There is plenty of violence against women in the show, but it is so brutal and so terrifying that it seeps any kind of suspense out of the alchemy of viewing it. Happy Valley reveals every other rape scene to be the porn that it is, exposing the directorial choices in those other shows which artfully remove fear from the mix, choosing instead disgust and maybe arousal, in other words, sexualizing sexual violence. These other shows eroticize rape and violence against women, with naked murdered women splayed out in various ways. But in Happy Valley the viewer is totally identified with the victim. It is a horrifying study of being powerless—to society, to drugs, to a psychopath, to oneself, and most crucially, to the elaborate outcomes of our actions, intended and not.

One of the things that happens to you when you take responsibility for your actions is you become less of the person you may wish you were. At one point Catherine’s sister asks her what she thinks she might do if faced with her enemy. “The less you know, Clare,” Catherine says, unknowingly repeating the very words the kidnappers tell Kevin when he asks for details. When Clare tells Catherine she is worried she won’t behave rationally, Catherine cries out, “Rationally? I’ve no intentions of dealing with it rationally! I’m amazed anyone would expect me to!” The show takes us beyond good and evil to a place where actions speak louder than characters, for better or for worse.

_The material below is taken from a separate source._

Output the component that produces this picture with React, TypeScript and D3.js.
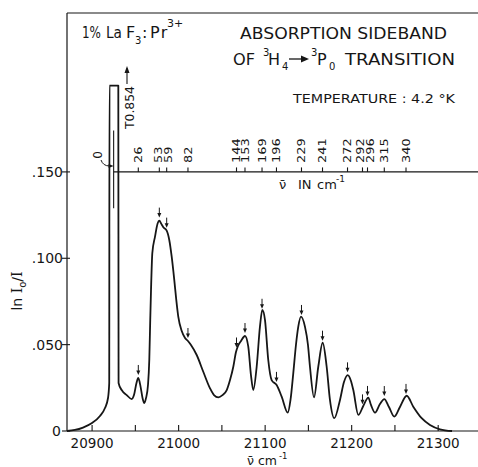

The show is not perfect. There’s a neatness to the plot, a sparseness to the twists and turns that seems artificial (the man behind the kidnapping is also the man Catherine is obsessed with, the only rapist in Northern London, it seems). The cinematography, too, is sparse. In True Detective, even the landscape was caressed and ravaged by the cinematographer’s gorgeous touch. In Happy Valley the camera lingers only on Catherine’s time-ravaged, middle-aged face. And yet, it is better for it. The show is about violence against women, and it takes it very seriously.